Transform coding converts data to a domain where energy concentrates in fewer coefficients. The Discrete Cosine Transform (DCT) in JPEG converts 8x8 pixel blocks into frequency components, where high frequencies (fine details) can be discarded with minimal visual impact.
from PIL import Image
import io
import os
def compare_jpeg_quality(image_path: str, qualities: list[int]) -> None:
"""Compare file sizes and demonstrate quality degradation."""
original = Image.open(image_path)
original_size = os.path.getsize(image_path)
print(f"Original: {original_size:,} bytes")
print(f"{'Quality':<10} {'Size':<15} {'Ratio':<10} {'Size %':<10}")
print("-" * 45)
for quality in qualities:
buffer = io.BytesIO()
original.save(buffer, format="JPEG", quality=quality)
compressed_size = buffer.tell()
ratio = original_size / compressed_size
percentage = (compressed_size / original_size) * 100
print(f"{quality:<10} {compressed_size:<15,} {ratio:<10.2f} {percentage:<10.1f}%")
# Save for visual comparison
output_path = f"quality_{quality}.jpg"
original.save(output_path, format="JPEG", quality=quality)
# Usage: compare_jpeg_quality("photo.png", [95, 85, 75, 50, 25, 10])
Perceptual models leverage human sensory limitations. MP3 uses psychoacoustic models to discard frequencies masked by louder sounds. Video codecs exploit temporal redundancy—most frames differ only slightly from their neighbors.
Choosing the Right Algorithm: Trade-off Analysis
Selecting a compression algorithm requires understanding your constraints:
from dataclasses import dataclass
from enum import Enum
from typing import Optional
class Priority(Enum):
LOW = 1
MEDIUM = 2
HIGH = 3
@dataclass
class CompressionRequirements:
compression_ratio: Priority
compression_speed: Priority
decompression_speed: Priority
memory_limit_mb: Optional[int]
streaming_required: bool
def recommend_algorithm(req: CompressionRequirements) -> str:
# High decompression speed is critical (real-time, client-side)
if req.decompression_speed == Priority.HIGH:
if req.compression_ratio == Priority.HIGH:
return "zstd (level 10-15): Best balance of ratio and decompression speed"
return "lz4: Fastest decompression, decent ratio"
# Compression speed matters (real-time logging, streaming)
if req.compression_speed == Priority.HIGH:
if req.streaming_required:
return "lz4 or zstd (level 1-3): Stream-friendly with fast compression"
return "lz4: Maximum throughput"
# Maximum compression (archival, cold storage)
if req.compression_ratio == Priority.HIGH:
if req.memory_limit_mb and req.memory_limit_mb < 100:
return "zstd (level 19): High ratio, moderate memory"

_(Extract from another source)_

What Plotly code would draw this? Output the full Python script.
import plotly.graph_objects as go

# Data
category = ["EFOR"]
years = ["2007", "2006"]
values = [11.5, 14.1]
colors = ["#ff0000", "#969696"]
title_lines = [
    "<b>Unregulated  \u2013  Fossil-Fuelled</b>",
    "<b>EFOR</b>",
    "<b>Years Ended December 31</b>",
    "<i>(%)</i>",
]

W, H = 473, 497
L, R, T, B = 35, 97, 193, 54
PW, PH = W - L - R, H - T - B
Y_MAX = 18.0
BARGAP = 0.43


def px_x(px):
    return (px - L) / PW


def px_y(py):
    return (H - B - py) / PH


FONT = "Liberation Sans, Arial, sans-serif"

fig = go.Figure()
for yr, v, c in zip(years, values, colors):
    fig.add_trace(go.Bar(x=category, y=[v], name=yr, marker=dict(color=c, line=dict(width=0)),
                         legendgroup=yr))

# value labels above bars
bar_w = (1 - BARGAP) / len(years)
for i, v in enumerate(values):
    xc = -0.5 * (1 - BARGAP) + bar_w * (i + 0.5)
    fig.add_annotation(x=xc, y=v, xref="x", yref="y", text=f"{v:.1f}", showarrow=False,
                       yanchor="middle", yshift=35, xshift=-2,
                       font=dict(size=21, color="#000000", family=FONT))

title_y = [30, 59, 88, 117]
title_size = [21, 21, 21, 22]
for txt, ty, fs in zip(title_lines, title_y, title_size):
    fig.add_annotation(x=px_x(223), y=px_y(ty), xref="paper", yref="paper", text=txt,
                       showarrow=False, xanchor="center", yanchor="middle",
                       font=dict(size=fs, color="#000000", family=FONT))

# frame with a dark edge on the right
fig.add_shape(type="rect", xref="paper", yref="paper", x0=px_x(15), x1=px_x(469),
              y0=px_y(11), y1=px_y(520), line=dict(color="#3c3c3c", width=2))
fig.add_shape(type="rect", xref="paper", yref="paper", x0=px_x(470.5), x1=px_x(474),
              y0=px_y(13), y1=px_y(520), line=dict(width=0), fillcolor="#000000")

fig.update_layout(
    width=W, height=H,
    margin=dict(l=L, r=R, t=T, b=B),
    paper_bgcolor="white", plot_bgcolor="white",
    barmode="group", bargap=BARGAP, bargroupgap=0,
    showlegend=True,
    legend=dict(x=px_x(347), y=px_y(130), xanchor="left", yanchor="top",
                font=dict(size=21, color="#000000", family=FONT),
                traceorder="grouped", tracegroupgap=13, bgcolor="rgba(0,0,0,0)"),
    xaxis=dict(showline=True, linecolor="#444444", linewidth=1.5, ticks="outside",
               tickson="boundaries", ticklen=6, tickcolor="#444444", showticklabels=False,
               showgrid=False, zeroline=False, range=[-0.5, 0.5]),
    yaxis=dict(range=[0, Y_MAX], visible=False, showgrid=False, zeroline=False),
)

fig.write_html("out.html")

return "lzma/xz: Maximum compression, high memory usage"
# Web content
if req.streaming_required:
return "brotli (quality 4-6): Optimized for HTTP, good browser support"
return "zstd (level 3): Good default for most use cases"
# Example usage
requirements = CompressionRequirements(
compression_ratio=Priority.MEDIUM,
compression_speed=Priority.HIGH,
decompression_speed=Priority.HIGH,
memory_limit_mb=50,
streaming_required=True
)
print(recommend_algorithm(requirements))
Practical Implementation Considerations
Don’t compress compressed data. JPEG, PNG, MP4, encrypted files, and already-compressed archives won’t benefit from additional compression. Detect these formats and skip compression:
INCOMPRESSIBLE_SIGNATURES = {
b"\xff\xd8\xff": "JPEG",
b"\x89PNG": "PNG",
b"GIF8": "GIF",
b"PK\x03\x04": "ZIP",
b"\x1f\x8b": "GZIP",
b"\x28\xb5\x2f\xfd": "ZSTD",
}
def should_compress(data: bytes) -> bool:
for signature in INCOMPRESSIBLE_SIGNATURES:
if data.startswith(signature):
return False
return True
Handle errors gracefully. Corrupted compressed data can crash decompressors. Always wrap decompression in try-catch blocks and validate checksums when available.
Consider streaming. For large files, streaming compression avoids loading everything into memory. Both zstd and lz4 support streaming APIs.
Profile before optimizing. Measure actual compression ratios on your data. Synthetic benchmarks rarely reflect real-world performance. A 10% ratio improvement means nothing if it doubles your CPU costs.
Compression is a fundamental tool in every engineer’s toolkit. Understanding the trade-offs lets you make informed decisions rather than cargo-culting whatever your framework defaults to.